Larsen first wandered into Laguna Beach in 1938 from San Francisco, where he lived. Intrigued by the Pageant of the Masters, that year he was cast to play Judas in the re-enactment of Leonardo DaVinci’s “Last Supper,” according to Gregg DiNicola, of the Laguna Beach Historical Society. Larsen commuted from San Francisco to Laguna Beach to take part in the Pageant, but settled here permanently in 1942.

Bearded, with shoulder-length hair and typically wearing a lumberjack’s shirt with blue pants or overalls, Larsen became a fixture with his cheerily booming “Helloooo” and wave at passersby.

That depiction is how Wilson carved him in 1985 from an 800-year-old redwood log fished from the Big River at Mendocino. “I first heard about sinker logs, logs that have been at the bottom of the river for a long time, while giving wood carving demonstrations for Paul Bunyan Day in the vicinity of Fort Bragg,” explained Wilson, now of Portland, Ore.

After seeing how well the tree, with its dense texture and tightly formed rings, had aged, Wilson acquired the log. “It’s beautiful wood with a purplish tinge, used for the finest grade of furniture, even if it smells like a musty attic,” he recalled. “At the time I was not even thinking about Eiler being born the same year, 1890, that the tree was cut down and branded, but later it occurred to me that this was indeed Eiler’s log,” said Wilson.

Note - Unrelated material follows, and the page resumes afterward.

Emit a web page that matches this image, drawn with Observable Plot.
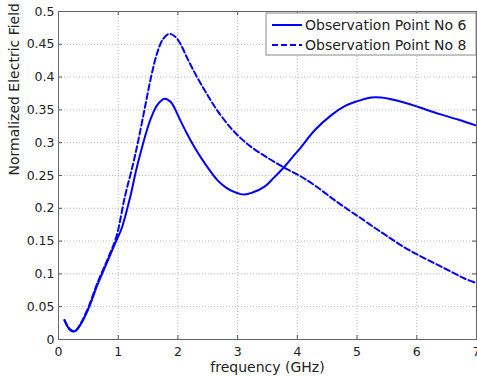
<!DOCTYPE html>
<html>
<head>
<meta charset="utf-8">
<script src="https://cdn.jsdelivr.net/npm/d3@7"></script>
<script src="https://cdn.jsdelivr.net/npm/@observablehq/plot@0.6"></script>
<style>
  html, body { margin: 0; padding: 0; background: #fff; }
  #chart { width: 477px; height: 377px; }
</style>
</head>
<body>
<div id="chart"></div>
<script>
// Frequency samples (GHz) and normalized field for observation point 6
const freq6 = [0.10, 0.15, 0.20, 0.27, 0.35, 0.49, 0.66, 0.83, 0.97, 1.06, 1.20, 1.30, 1.37, 1.48, 1.56, 1.65, 1.776, 1.88, 2.04, 2.15, 2.29, 2.38, 2.50, 2.66, 2.80, 2.94, 3.11, 3.25, 3.45, 3.60, 3.78, 3.92, 4.06, 4.29, 4.57, 4.80, 4.96, 5.24, 5.40, 5.53, 5.80, 6.04, 6.37, 6.70, 7.00];
const field6 = [0.029, 0.020, 0.014, 0.0125, 0.020, 0.0445, 0.085, 0.121, 0.151, 0.170, 0.217, 0.258, 0.283, 0.319, 0.340, 0.357, 0.367, 0.362, 0.334, 0.314, 0.291, 0.278, 0.262, 0.243, 0.232, 0.225, 0.221, 0.224, 0.233, 0.246, 0.263, 0.278, 0.293, 0.319, 0.342, 0.356, 0.362, 0.369, 0.369, 0.367, 0.361, 0.354, 0.344, 0.335, 0.326];

// Frequency samples (GHz) and normalized field for observation point 8
const freq8 = [0.10, 0.15, 0.20, 0.27, 0.35, 0.49, 0.66, 0.83, 0.97, 1.11, 1.25, 1.34, 1.45, 1.55, 1.65, 1.75, 1.855, 1.95, 2.04, 2.15, 2.32, 2.50, 2.66, 2.88, 3.05, 3.22, 3.50, 3.78, 4.05, 4.29, 4.60, 4.88, 5.03, 5.30, 5.53, 5.80, 6.04, 6.30, 6.54, 6.80, 7.00];
const field8 = [0.030, 0.021, 0.015, 0.0125, 0.021, 0.047, 0.088, 0.124, 0.157, 0.217, 0.268, 0.305, 0.355, 0.400, 0.436, 0.458, 0.466, 0.462, 0.451, 0.430, 0.400, 0.372, 0.349, 0.323, 0.307, 0.294, 0.277, 0.262, 0.249, 0.235, 0.214, 0.196, 0.187, 0.170, 0.156, 0.140, 0.128, 0.116, 0.105, 0.093, 0.086];

const seriesNames = ["Observation Point No 6", "Observation Point No 8"];
const xTicks = [0, 1, 2, 3, 4, 5, 6, 7];
const yTicks = [0, 0.05, 0.1, 0.15, 0.2, 0.25, 0.3, 0.35, 0.4, 0.45, 0.5];
const xLabel = "frequency (GHz)";
const yLabel = "Normalized Electric Field";

const pts6 = freq6.map((f, i) => ({f, v: field6[i]}));
const pts8 = freq8.map((f, i) => ({f, v: field8[i]}));

const W = 477, H = 377;
const M = {top: 11, right: 1, bottom: 38, left: 58};
const plotW = W - M.left - M.right;
const plotH = H - M.top - M.bottom;
const FONT = "DejaVu Sans, sans-serif";
const BLUE = "#0000ff";
const TICK = 4;

const chart = Plot.plot({
  width: W,
  height: H,
  marginTop: M.top,
  marginRight: M.right,
  marginBottom: M.bottom,
  marginLeft: M.left,
  style: {fontFamily: FONT, fontSize: "12.5px", color: "#222", background: "#fff"},
  x: {domain: [0, 7], ticks: xTicks},
  y: {domain: [0, 0.5], ticks: yTicks},
  marks: [
    Plot.gridX(xTicks, {stroke: "#b8b8b8", strokeOpacity: 1, strokeDasharray: "1,2"}),
    Plot.gridY(yTicks, {stroke: "#b8b8b8", strokeOpacity: 1, strokeDasharray: "1,2"}),
    // inward tick marks on all four sides
    Plot.tickX(xTicks, {x: d => d, insetTop: plotH - TICK, stroke: "#555"}),
    Plot.tickX(xTicks, {x: d => d, insetBottom: plotH - TICK, stroke: "#555"}),
    Plot.tickY(yTicks, {y: d => d, insetRight: plotW - TICK, stroke: "#555"}),
    Plot.tickY(yTicks, {y: d => d, insetLeft: plotW - TICK, stroke: "#555"}),
    Plot.axisX(xTicks, {tickSize: 0, tickPadding: 8, label: null, fontSize: 12.5}),
    Plot.axisY(yTicks, {tickSize: 0, tickPadding: 4, label: null, fontSize: 12.5, tickFormat: d => String(d)}),
    Plot.line(pts6, {x: "f", y: "v", stroke: BLUE, strokeWidth: 2, curve: "catmull-rom"}),
    Plot.line(pts8, {x: "f", y: "v", stroke: BLUE, strokeWidth: 2, strokeDasharray: "6,3", curve: "catmull-rom"}),
    Plot.frame({stroke: "#666"}),
    Plot.text([xLabel], {text: d => d, frameAnchor: "bottom", lineAnchor: "middle", dy: 28, fontSize: 14, fill: "#222"}),
    Plot.text([yLabel], {text: d => d, frameAnchor: "left", lineAnchor: "middle", dx: -44, rotate: -90, fontSize: 14, fill: "#222"})
  ]
});

// Legend box in the upper right corner of the plot area
const svg = d3.select(chart);
const lg = svg.append("g").attr("transform", `translate(${M.left + plotW - 210},${M.top + 2})`);
lg.append("rect")
  .attr("x", 0).attr("y", 0).attr("width", 210).attr("height", 42)
  .attr("fill", "#fff").attr("stroke", "#888").attr("stroke-width", 1);
seriesNames.forEach((name, i) => {
  const y = 12 + i * 20;
  lg.append("line")
    .attr("x1", 6).attr("x2", 36).attr("y1", y).attr("y2", y)
    .attr("stroke", BLUE).attr("stroke-width", 2)
    .attr("stroke-dasharray", i === 1 ? "6,3" : null);
  lg.append("text")
    .attr("x", 39).attr("y", y).attr("dy", "0.36em")
    .attr("text-anchor", "start")
    .attr("font-family", FONT).attr("font-size", 14).attr("fill", "#222")
    .text(name);
});

document.getElementById("chart").appendChild(chart);
</script>
</body>
</html>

Having just received the private commission to produce Larsen’s likeness, Wilson carted the historic piece of wood to his former studio in Santa Fe Springs and went to work. “I had done a lot of research on Eiler and found that he was a voracious reader, always carrying a book and a pencil in his jacket pocket,” he said.

As for his facial features, they are modeled on old photographs of Larsen and Luther, an 80-something fellow student at Cal State Long Beach working toward a master’s degree in gerontology, who filled in to pose for facial expressions and gestures, recalled Wilson.

After Wilson formed a clay likeness and carved a wood maquette, he went to work on the six-foot statue, carving the wood and re-enforcing limbs with a stainless steel skeleton. Today, he is willing to sacrifice the wooden maquette to re-create Larsen’s missing thumb. “It’s carved from the same log, so the wood will match,” he explained. He also plans to re-coat the figure with a mixture of oil and turpentine. “I don’t want to put layers of varnish on it because they dull the sharpness of carved lines.”

The owner of the Greeter’s Corner Restaurant first approached Wilson about the commission while he worked in a friend’s studio carving tiki statuettes for Oceanic Arts, a Whittier enterprise specializing in Polynesian decor. Statuary at Disneyland’s original Tiki Room attraction, which was redone in 2005, bore Wilson’s imprimatur. “I used to get paid by the foot for the tikis,” said Wilson, which provided his livelihood while earning a bachelor’s degree in fine art at CSLB. He earned a master’s with an emphasis on sculpture and installation at the Claremont Graduate School.

Promotion of the “Greeter Documentary,” which will screen again Wednesday, April 20, at the Forum Theater on the Festival of Arts grounds, helped Wilson connect with the filmmaker and kindle interest by the restaurant’s owner in repairing the statue, according to Yewchuk. It’s also revived interest in an older, cement-cast version of Eiler Larsen by Charles Beauvais, located at the corner of Coast Highway and Brooks Street. There, the latest incarnation of greeters lives on in Michael Minutoli, who shouts out greetings sporting white gloves, a captain’s hat and earphones tuned to dance tunes.

Larsen died on March 19, 1975, just a week shy of his 85th birthday on March 27, and Wilson expresses amazement at the longevity of his legacy. “Sometimes I look for him still on the internet and I am amazed at pictures of the statue surrounded by people standing around him and waving. He’s still doing his thing.”